Aku selalu beralasan, nafasku pendek. Lalu Abang akan berkata, cobalah menghirup nafas panjang di luar rumah seusai shalat subuh, atau masukkan kepalan tanganmu ke mulutmu, atau berteriaklah di dalam air, dan jangan suka makan es dan gorengan. Aku tak percaya, tapi Abang meyakinkanku bahwa itu adalah cara para qori melatih diri. Aku melakukannya selama sepekan. Nafasku mulai panjang sedikit demi sedikit, tapi aku memutuskan untuk menyerah, tak belajar lagi tentang qira’ah. Bagiku, aku cukup tahu saja. Kini, aku menyesal. Seharusnya, aku tak pernah menyerah. Aku iri pada Abang. Suaranya merdu sekali. Aku jatuh cinta pada suara itu, dan aku merindukannya. Tapi, Abang, kini aku masih berlatih, sendirian di dalam kamar, berbekal kaset Nanang Qosim yang kau kirimkan.
Ah! Aku rindu keluargaku…
Ibu. Saat aku kecil, Ibu pernah bercerita tentang Ummul Mukminin, Aisyah r.a. Ibu bilang, Aisyah menikah dengan Rasulullah saat berusia sembilan tahun. Aku sangat tak percaya. Lalu, aku bertanya pada ibu, bolehkah aku menikah jika aku telah menginjak usia sembilan tahun? Ibu hanya tertawa, karena beliau tahu, saat itu aku tak tahu apa arti menikah.
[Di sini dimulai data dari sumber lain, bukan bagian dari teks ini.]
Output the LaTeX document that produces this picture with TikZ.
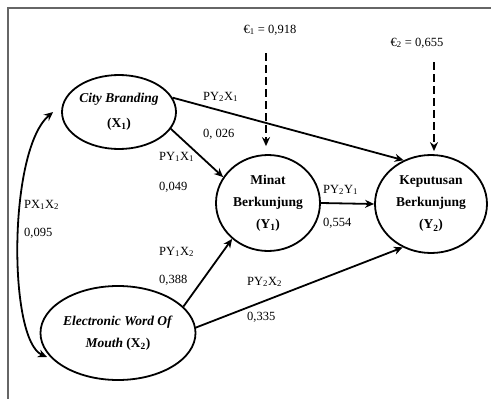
\documentclass[tikz,border=0pt]{standalone}
\usepackage{fontspec}
\setmainfont{Liberation Serif}
\usetikzlibrary{shapes.geometric,arrows.meta}
\begin{document}
\begin{tikzpicture}[x=1pt,y=-1pt,
  var/.style={draw, ellipse, line width=1.8pt, inner sep=0pt, align=center,
    font=\fontsize{13.5}{22}\selectfont\bfseries},
  path/.style={line width=1.8pt, -{Stealth[length=9pt,width=8pt]}},
  err/.style={line width=2.4pt, dash pattern=on 8pt off 4pt, -{Stealth[length=9pt,width=8pt]}},
  lbl/.style={anchor=west, inner sep=0pt, font=\fontsize{12.5}{14}\selectfont}]
\useasboundingbox (0,0) rectangle (491,399);
\draw[gray!80!black, line width=1.2pt] (8,399) -- (8,8) -- (491,8);
\node[var, minimum width=114pt, minimum height=74pt, font=\fontsize{13.5}{25}\selectfont\bfseries] (X1) at (119,112) {\textit{City Branding}\\(X\textsubscript{1})};
\node[var, minimum width=136pt, minimum height=94pt] (X2) at (118,333) {\textit{Electronic Word Of}\\\textit{Mouth} (X\textsubscript{2})};
\node[var, minimum width=104pt, minimum height=96pt] (Y1) at (268,203) {Minat\\Berkunjung\\(Y\textsubscript{1})};
\node[var, minimum width=112pt, minimum height=98pt] (Y2) at (431,204) {Keputusan\\Berkunjung\\(Y\textsubscript{2})};
\node[font=\fontsize{12.5}{14}\selectfont] (e1) at (270,30) {€\textsubscript{1} = 0,918};
\node[font=\fontsize{12.5}{14}\selectfont] (e2) at (417,43) {€\textsubscript{2} = 0,655};
\coordinate (e1s) at (266,53);
\coordinate (e2s) at (434,62);
\draw[err, shorten >=8pt] (e1s) -- (e1s |- Y1.north);
\draw[err, shorten >=3pt] (e2s) -- (e2s |- Y2.north);
\draw[path] (X1.15) -- (Y2.122);
\draw[path] (X1.-18) -- (Y1.150);
\draw[path] (Y1.east) -- (Y2.west);
\draw[path] (X2.22) -- (Y1.225);
\draw[path] (X2.4) -- (Y2.237);
\draw[line width=1.8pt, {Stealth[length=9pt,width=8pt]}-{Stealth[length=9pt,width=8pt]}]
  ([xshift=-8pt]X1.west) .. controls (8,150) and (8,340) .. (47,357);
\node[lbl] (l1) at (203,97) {PY\textsubscript{2}X\textsubscript{1}};
\node[lbl] (v1) at (203,134) {0, 026};
\node[lbl] (l2) at (159,157) {PY\textsubscript{1}X\textsubscript{1}};
\node[lbl] (v2) at (159,187) {0,049};
\node[lbl] (l3) at (24,205) {PX\textsubscript{1}X\textsubscript{2}};
\node[lbl] (v3) at (24,233) {0,095};
\node[lbl] (l4) at (159,252) {PY\textsubscript{1}X\textsubscript{2}};
\node[lbl] (v4) at (159,280) {0,388};
\node[lbl] (l5) at (247,282) {PY\textsubscript{2}X\textsubscript{2}};
\node[lbl] (v5) at (247,317) {0,335};
\node[lbl] (l6) at (323,190) {PY\textsubscript{2}Y\textsubscript{1}};
\node[lbl] (v6) at (323,223) {0,554};
\end{tikzpicture}
\end{document}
Sejak saat itu, aku ingin menjadi Aisyah. Gadis Rasul yang periang. Sejak saat itu, aku selalu mencari tahu tentang kisahnya. Bagaimana beliau dengan ceria dan senyum penuh kemenangan saat berhasil mengalahkan Rasul dalam lomba lari. Tapi kemudian, Aisyah harus puas untuk dikalahkan saat lomba lari berikutnya. Aku sangat suka dengan kisahnya, saat beliau, dengan terang-terangan membuang makanan di tangannya, di depan tamu-tamu Rasul hanya karena cemburu. Aku sangat suka, saat harus tahu, bahwa Aisyah pernah menjadi panglima perang. Aku ingin seperti itu. Ah! Aku mencintai Aisyah. Aku ingin menjadi Aisyah, karena Rasul meregang nyawa di atas pangkuannya. Ibu, terima kasih telah mengenalkanku pada wanita tegar itu…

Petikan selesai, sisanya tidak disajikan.